John Legend, A Legendary Christmas. The album includes songs that meet the old definition of traditional pop (“Have Yourself a Merry Little Christmas,” “The Christmas Song”), as well as covers of well-known R&B songs, the Peanuts classic “Christmas Time Is Here” and six new songs that Legend co-wrote.
Barbra Streisand, Walls. The album includes a new version of “Happy Days Are Here Again,” which Streisand famously remade on her 1963 debut album, as well as contemporary standards such as John Lennon‘s 1971 classic “Imagine.” It also includes seven new songs, including three that Streisand co-wrote.
While Costello and Legend are first-time nominees in the traditional pop category, the other finalists are category veterans. This is Streisand’s 12th nomination in the category (a total topped only by Tony Bennett, with 16 noms in the category); Bublé’s ninth; and Bocelli’s second.
Three of this year’s nominees in the category have been under-recognized by Grammy voters, at least in recent years. Bocelli has never won a Grammy, and has notched just five nominations. Costello has won just one Grammy, for a 1998 collaboration with Bacharach. Streisand hasn’t won a Grammy in competition in 33 years, since The Broadway Album took the 1986 award for best pop vocal performance, female. (The other two nominees have been amply rewarded. Legend has won 10 Grammys since 2005; Bublé has won four since 2007.)
The traditional pop category, with 89 entries this year, is much less competitive than the best pop vocal album category, which had 215 entries this year. The nominees in that category are Beyoncé, Billie Eilish, Ariana Grande, Ed Sheeran and Taylor Swift.
Traditional pop is a small world. Bublé, Bocelli and Legend all sang duets with Streisand on her 2014 album, Partners. Diana Krall, Costello’s wife, produced and played piano on Streisand’s 2009 album, Love Is the Answer. Both of those albums were nominated in this category. In addition, Krall was nominated in this category last year for Love Is Here to Stay, a collab with Bennett.
The award in this category goes to the artist, producer and engineer/mixer. David Foster has two chances to win. He produced Bublé’s album and was among the producers on Streisand’s album.
Costello has received two noms for best rock album, two for best alternative music album, one for best pop vocal album, one for best contemporary folk album and even one for best spoken word album.

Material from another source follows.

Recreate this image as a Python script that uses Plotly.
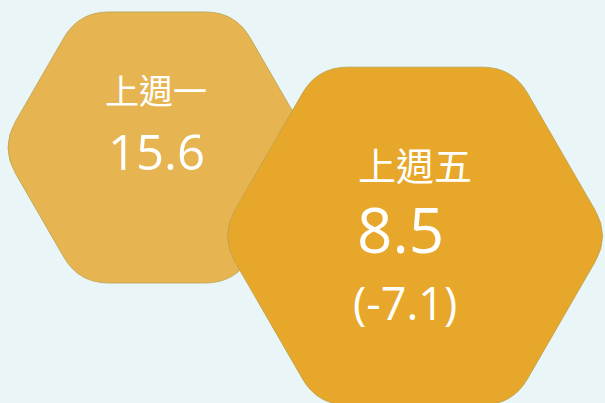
import math
import plotly.graph_objects as go

# ---- data ----
labels = ["上週一", "上週五"]
values = [15.6, 8.5]
changes = [None, -7.1]

# ---- layout constants (pixel space) ----
W, H = 605, 403
BG = "#E9F5F6"
fills = ["#E6B552", "#E7A72B"]
centers = [(157, 147.5), (415, 236)]
radii = [156.5, 195]
corner = 30

label_sizes = [34, 38]
value_sizes = [49, 62]
label_pos = [(156, 89), (415, 163)]
value_pos = [(156, 151), (400, 229)]
change_pos = (405, 302)
change_size = 45


def hex_path(cx, cy, R, r):
    pts = [(cx + R * math.cos(math.radians(a)), cy + R * math.sin(math.radians(a)))
           for a in range(0, 360, 60)]
    n = len(pts)
    segs = []
    for i in range(n):
        p = pts[i - 1]
        v = pts[i]
        q = pts[(i + 1) % n]
        d1 = math.dist(p, v)
        d2 = math.dist(q, v)
        a = (v[0] + (p[0] - v[0]) * r / d1, v[1] + (p[1] - v[1]) * r / d1)
        b = (v[0] + (q[0] - v[0]) * r / d2, v[1] + (q[1] - v[1]) * r / d2)
        cmd = "M" if i == 0 else "L"
        segs.append(f"{cmd}{a[0]:.2f},{a[1]:.2f}")
        segs.append(f"Q{v[0]:.2f},{v[1]:.2f} {b[0]:.2f},{b[1]:.2f}")
    segs.append("Z")
    return " ".join(segs)


fig = go.Figure()
fig.add_trace(go.Scatter(x=[0, W], y=[0, H], mode="markers",
                         marker=dict(opacity=0), hoverinfo="skip", showlegend=False))

shapes = []
for (cx, cy), R, col in zip(centers, radii, fills):
    shapes.append(dict(type="path", path=hex_path(cx, cy, R, corner),
                       xref="x", yref="y", fillcolor=col,
                       line=dict(color="#B9A24C", width=0.8), layer="below"))

FONT = "Noto Sans CJK TC, Open Sans, sans-serif"
NUMFONT = "Open Sans, sans-serif"
annotations = []
for i, lab in enumerate(labels):
    annotations.append(dict(x=label_pos[i][0], y=label_pos[i][1], text=lab,
                            showarrow=False, xref="x", yref="y",
                            xanchor="center", yanchor="middle",
                            font=dict(family=FONT, size=label_sizes[i], color="white", weight=400)))
    annotations.append(dict(x=value_pos[i][0], y=value_pos[i][1], text=f"{values[i]}",
                            showarrow=False, xref="x", yref="y",
                            xanchor="center", yanchor="middle",
                            font=dict(family=NUMFONT, size=value_sizes[i], color="white", weight=500)))
    if changes[i] is not None:
        annotations.append(dict(x=change_pos[0], y=change_pos[1], text=f"({changes[i]})",
                                showarrow=False, xref="x", yref="y",
                                xanchor="center", yanchor="middle",
                                font=dict(family=NUMFONT, size=change_size, color="white", weight=400)))

fig.update_layout(
    width=W, height=H,
    margin=dict(l=0, r=0, t=0, b=0),
    paper_bgcolor=BG, plot_bgcolor=BG,
    xaxis=dict(range=[0, W], visible=False, fixedrange=True),
    yaxis=dict(range=[H, 0], visible=False, fixedrange=True),
    shapes=shapes, annotations=annotations, showlegend=False,
)

fig.write_html("out.html", config={"displayModeBar": False},
               post_script="document.body.style.margin='0';document.body.style.padding='0';")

So how does he feel about now being nominated in the traditional pop category?
“I think all of those definitions are a little bit silly,” he says. “Sometimes you get shoved into unlikely places.”
That said, he’s having fun with it. “I’m nominated with Barbra Streisand and, I understand, the sexiest man in the world [People‘s reigning Sexiest Man Alive John Legend] and Michael Bublé and Andrea Bocelli. When I saw that list, I said, ‘Well now I’m really in show business, aren’t I?’
“Of course, it’s great fun to be in that kind of contest. It makes me feel like I’m Neil Diamond in 1973 or something and I’m in a race with John Denver and Leo Sayer. I write songs and I’m quite happy to be in that company…All of the other artists in this category are way more high-profile in terms of sales than I am.”
Costello says he didn’t know his album was entered in the traditional pop category. “I didn’t know anything about it until we got the nomination. I didn’t even know we were eligible.” The album was released Oct. 12, 2018, just 12 days into the current eligibility year.
“My phone started going around 6 a.m. [on Nov. 20, the day the nominations were announced]. By the time I got myself a cup of coffee, I had all these people saying ‘Hey congratulations.’ For what? I didn’t even know the nominations were coming out, much less that I could be in them.
“These labels are often very silly. [Even so,] You have to make some distinction between the contemporary pop releases of new artists—there are some really good new artists that have put records out—and [our albums]. It would make a very impossible comparison to take the merits of some of those records and compare them to the merits of John Legend’s record or our record or Barbra or Michael or Andrea. Our records are already pretty different from one another. If you added Billie Eilish into that race, it would be impossible. That should be in a category of the things that have dominated the charts. That’s what that’s about.”
This is Costello’s 15th Grammy nomination. That’s not a large number considering he’s been recording for 42 years. “You just have to keep working, and every once in a while you get into these horseraces.”
Costello skipped the Grammys when he was nominated for best new artist of 1978, even though he was in Los Angeles, where they were held. “I elected to go and play a country & western show at the Palomino in North Hollywood. Those sorts of things [awards shows] weren’t very real to me.”
He wound up losing to two-hit wonders A Taste of Honey, a loss that is invariably cited on lists of greatest Grammy blunders.
While Costello’s 1-13 win-loss ratio at the Grammys is lackluster, he will forever be grateful to the Grammys for one thing. “The best thing I ever got from the Grammys was not an award, but was the invitation [in 2002] to co-present an award with [Diana Krall, who would become] my wife. That’s how we really met and got to spend some time together. We had met very briefly on one occasion before that, but this was really our first date, albeit a blind date, and it was on global television presenting an award with Gwen Stefani.”
Costello hasn’t decided if he’s going to attend the Grammys on Jan. 26. “I don’t know. You’ve got to have a frock to wear and some nice shoes. Nobody asks you about the music when you turn up at those things.
“The whole thing is just like a crazy dream to me. If I get to come along, I’ll try to have fun. You always see people. I know people across so many styles of music.”